### To do
Using the listing below, report all lines holding the word "this".

### Data provided
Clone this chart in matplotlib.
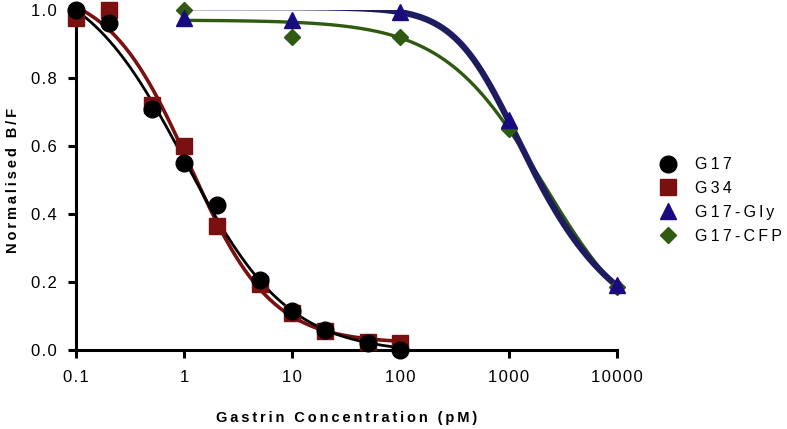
...
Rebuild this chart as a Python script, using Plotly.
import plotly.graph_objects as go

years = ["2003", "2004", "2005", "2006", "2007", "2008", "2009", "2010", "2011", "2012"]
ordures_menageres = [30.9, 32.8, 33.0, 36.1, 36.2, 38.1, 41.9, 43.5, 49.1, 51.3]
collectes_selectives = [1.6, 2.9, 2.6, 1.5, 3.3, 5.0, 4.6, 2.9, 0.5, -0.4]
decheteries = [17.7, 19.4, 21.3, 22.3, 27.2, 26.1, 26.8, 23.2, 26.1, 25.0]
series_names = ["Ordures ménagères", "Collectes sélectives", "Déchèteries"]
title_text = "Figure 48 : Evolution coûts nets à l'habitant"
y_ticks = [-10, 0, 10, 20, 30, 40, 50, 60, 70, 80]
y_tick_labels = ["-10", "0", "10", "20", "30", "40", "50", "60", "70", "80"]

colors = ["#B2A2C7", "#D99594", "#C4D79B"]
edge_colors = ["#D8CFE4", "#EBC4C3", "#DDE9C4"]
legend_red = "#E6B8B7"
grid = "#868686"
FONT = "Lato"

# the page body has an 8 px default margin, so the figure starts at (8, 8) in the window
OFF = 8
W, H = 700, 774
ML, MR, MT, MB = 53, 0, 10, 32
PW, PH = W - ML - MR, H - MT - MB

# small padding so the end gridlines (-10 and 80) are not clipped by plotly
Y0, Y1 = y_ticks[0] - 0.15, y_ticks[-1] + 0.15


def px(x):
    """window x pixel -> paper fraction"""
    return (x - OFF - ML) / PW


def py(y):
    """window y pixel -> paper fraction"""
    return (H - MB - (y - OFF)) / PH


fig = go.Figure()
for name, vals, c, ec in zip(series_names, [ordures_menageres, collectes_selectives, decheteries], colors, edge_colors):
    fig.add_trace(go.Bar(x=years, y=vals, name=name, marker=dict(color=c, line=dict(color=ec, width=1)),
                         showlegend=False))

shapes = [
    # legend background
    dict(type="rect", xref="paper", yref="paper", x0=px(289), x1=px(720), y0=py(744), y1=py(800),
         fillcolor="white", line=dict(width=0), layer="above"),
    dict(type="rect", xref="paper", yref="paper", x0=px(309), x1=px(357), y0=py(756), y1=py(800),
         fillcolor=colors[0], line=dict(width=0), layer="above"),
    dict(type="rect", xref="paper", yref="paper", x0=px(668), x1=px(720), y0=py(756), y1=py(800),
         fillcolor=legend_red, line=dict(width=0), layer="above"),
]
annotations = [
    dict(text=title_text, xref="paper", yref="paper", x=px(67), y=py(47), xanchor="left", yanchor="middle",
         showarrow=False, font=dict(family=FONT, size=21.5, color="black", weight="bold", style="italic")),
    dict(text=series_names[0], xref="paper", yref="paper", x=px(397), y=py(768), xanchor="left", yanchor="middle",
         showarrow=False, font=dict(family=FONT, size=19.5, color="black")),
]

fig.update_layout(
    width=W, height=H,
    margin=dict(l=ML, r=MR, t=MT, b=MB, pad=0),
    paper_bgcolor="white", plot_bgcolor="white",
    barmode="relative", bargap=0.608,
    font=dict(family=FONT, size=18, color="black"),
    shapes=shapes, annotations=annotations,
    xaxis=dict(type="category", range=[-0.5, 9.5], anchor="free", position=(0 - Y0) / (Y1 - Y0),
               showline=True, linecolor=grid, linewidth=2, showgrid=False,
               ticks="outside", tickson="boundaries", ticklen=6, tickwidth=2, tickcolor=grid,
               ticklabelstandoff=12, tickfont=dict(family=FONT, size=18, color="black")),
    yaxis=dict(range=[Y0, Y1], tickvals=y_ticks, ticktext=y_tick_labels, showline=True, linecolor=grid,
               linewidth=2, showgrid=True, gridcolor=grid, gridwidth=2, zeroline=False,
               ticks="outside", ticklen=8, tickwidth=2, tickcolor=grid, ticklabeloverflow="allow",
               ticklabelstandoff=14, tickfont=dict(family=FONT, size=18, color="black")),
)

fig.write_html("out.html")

### Correct result
Clone this chart in matplotlib.
Rebuild this chart as a Python script, using Plotly.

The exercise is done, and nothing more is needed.